Okay, I’m taking a machine shop class in the evenings and I get to pick my own projects occassionally. Finding plans by NASA for a scale model of the Lunar Lander, I figured that it’d be a fast and fun project. All was going well until I try to make the cabin of the lander. There’s a line missing on the plans, for one thing (managed to figure that one out on my own), and for another thing, there’s not enough information to calculate the angles for the windows. Anybody out there know the angles used on the actual lander? My instructor (who has 20 + years as a machinist) and I spent the night pouring over the plans and the bottom image on this page trying to figure out what the possible angles were, to no avail.
I know we’ve got at least one ex-NASA contractor on the boards, and tons of space nuts here, so I’m hoping that someone might know the answer.
Well, that site had some lovely images, but nothing that gave me the information I was looking for. I’ll try sending an e-mail to the guy who put up the site, but I’m not optimistic about getting a reply any time soon.

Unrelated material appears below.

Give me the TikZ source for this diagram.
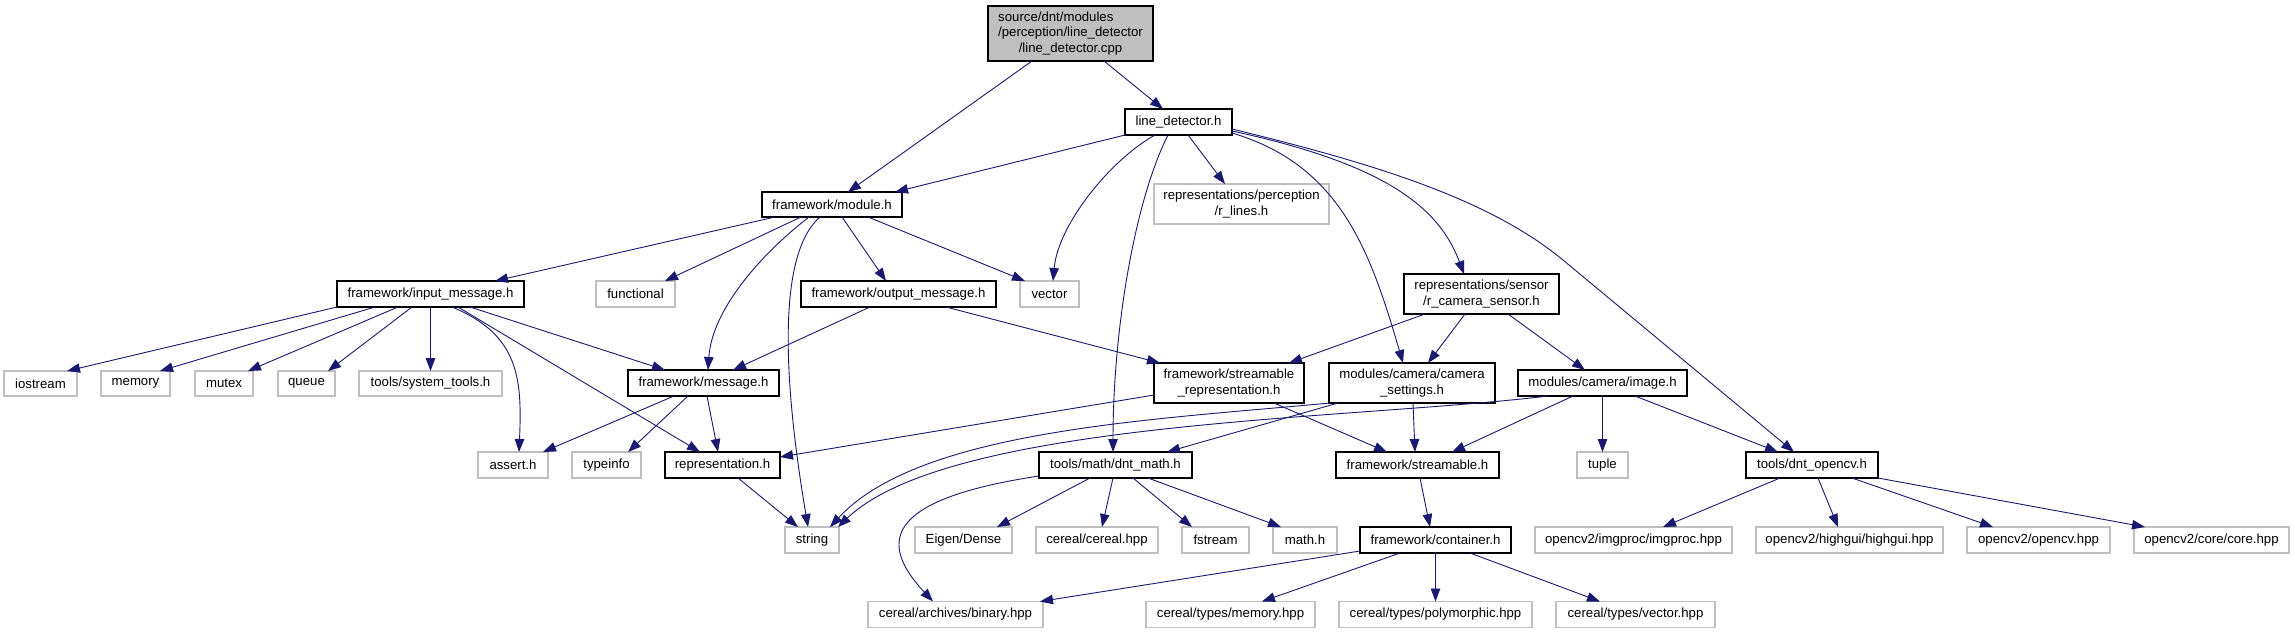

As a last resort I can ask my old man about it, since he worked on the thing, but the chances that he has that sort of documentation lying about are pretty slim.
Heck, Sofa, I’d be willing to settle for a “Well, I think it’s a 32 degree angle, no, wait, it must have been a 34, as we knew Nixon was going to get into office, and if he found out that it was a 32 degree angle, then he would have shut us down because he would have thought that it was all some kind of Masonic conspiracy, no wait, it must have been a 35, because your mother was 35 at that time and I remember reminding myself of that fact at the time.” As of right now, I’ve got a whole lot of nothing, and without knowing that angle, it’s impossible to set the part up to cut it right. We’ve tried eyeballing it, but that hasn’t worked. IAC, thank your dad for me, the folks who worked on the Apollo program have always been my heroes.